A typical asynchronous transfer mode (ATM) system provides for virtual path connections addressed by a 12-bit virtual path identifier (VPI) and virtual channel connections addressed by the VPI together with a 16-bit virtual channel identifier (VCI). Typically, virtual paths are large collections of various individual virtual channels. For example, one virtual path may contain hundreds of virtual channels. In many communication systems which involve ATM, the 12-bit VPI and 16-bit VCI are too large and cumbersome since there is no need for 4096 virtual paths and 65,536 virtual channels per virtual path. If memory and switching/control information is statically assigned for all possible connections 268,435,456 (4096.times.65,536) a large amount of memory is needed and wasted. In many cases only tens or hundreds of paths and connections are required.

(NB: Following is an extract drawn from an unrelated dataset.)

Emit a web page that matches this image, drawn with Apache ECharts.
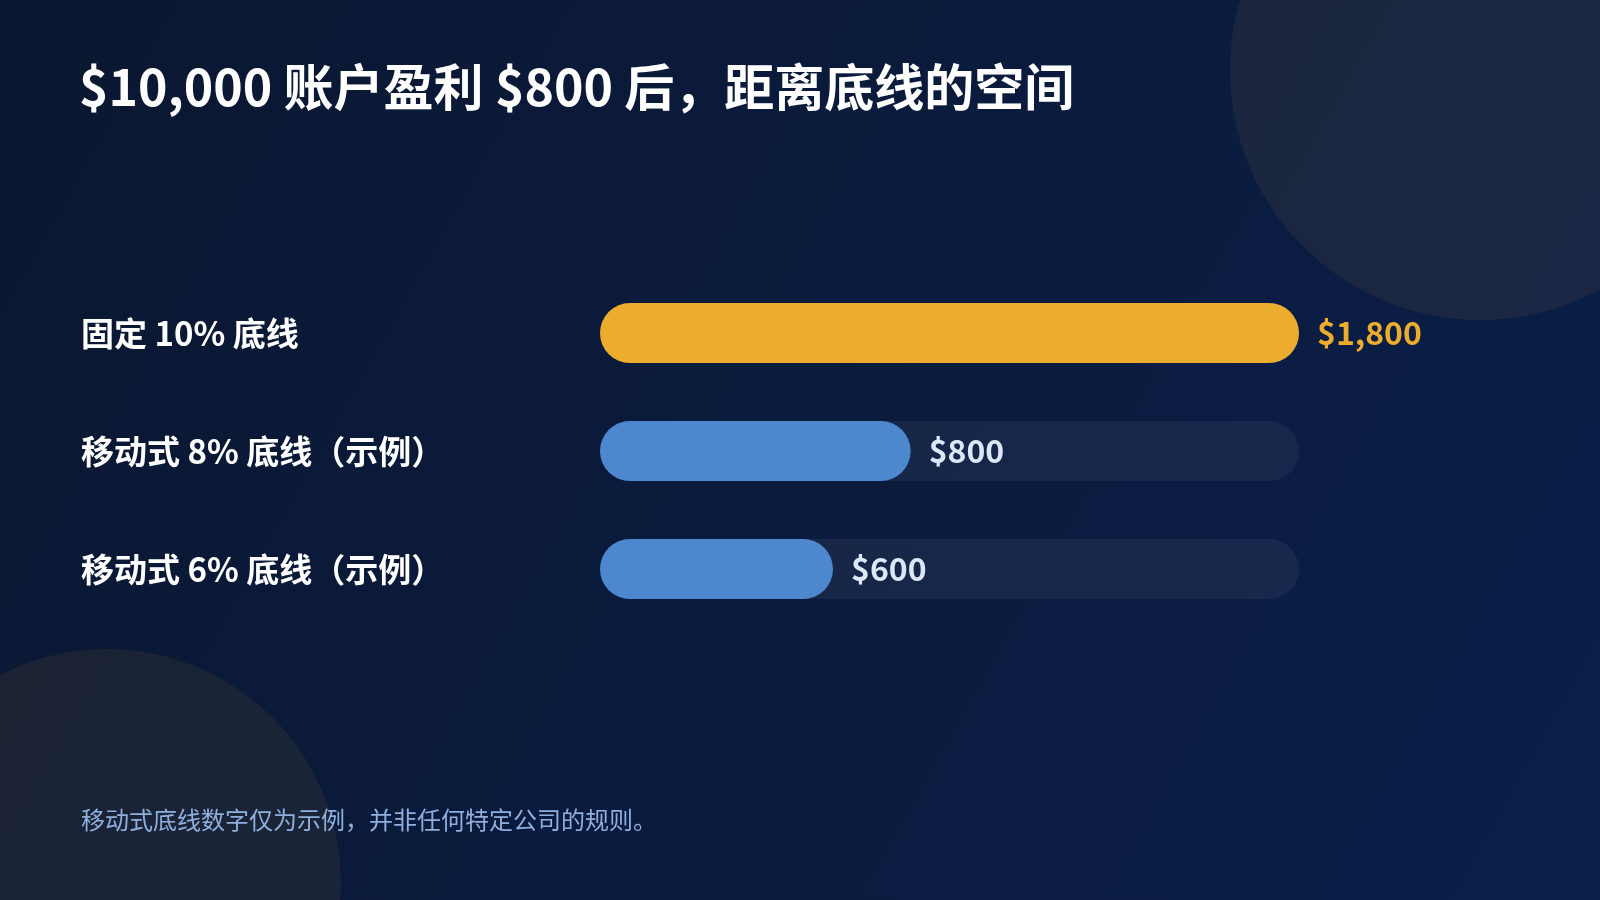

At each ATM switch used for communication of data, a table of switching and control information must be maintained. Typically, in practice, the number of active connections on a typical 155.52 Mb/sec physical link is not expected to exceed 4,000 connections. Thus, the active portion of the switching information table is not required to be very large. However, in order to exploit the limited size of the number of active connections, a method to compress the 256 Meg possible virtual connections into a much lesser number active connections in a switching information table.
Clearly, using the full 28-bit VPI and VCI as an index to the switching information table is impractical for most applications and extremely inefficient and expensive. Using 256 Meg of memory for 4K active connections is a large waste of resources. Even indirect mapping for 256 Meg entries is impractical.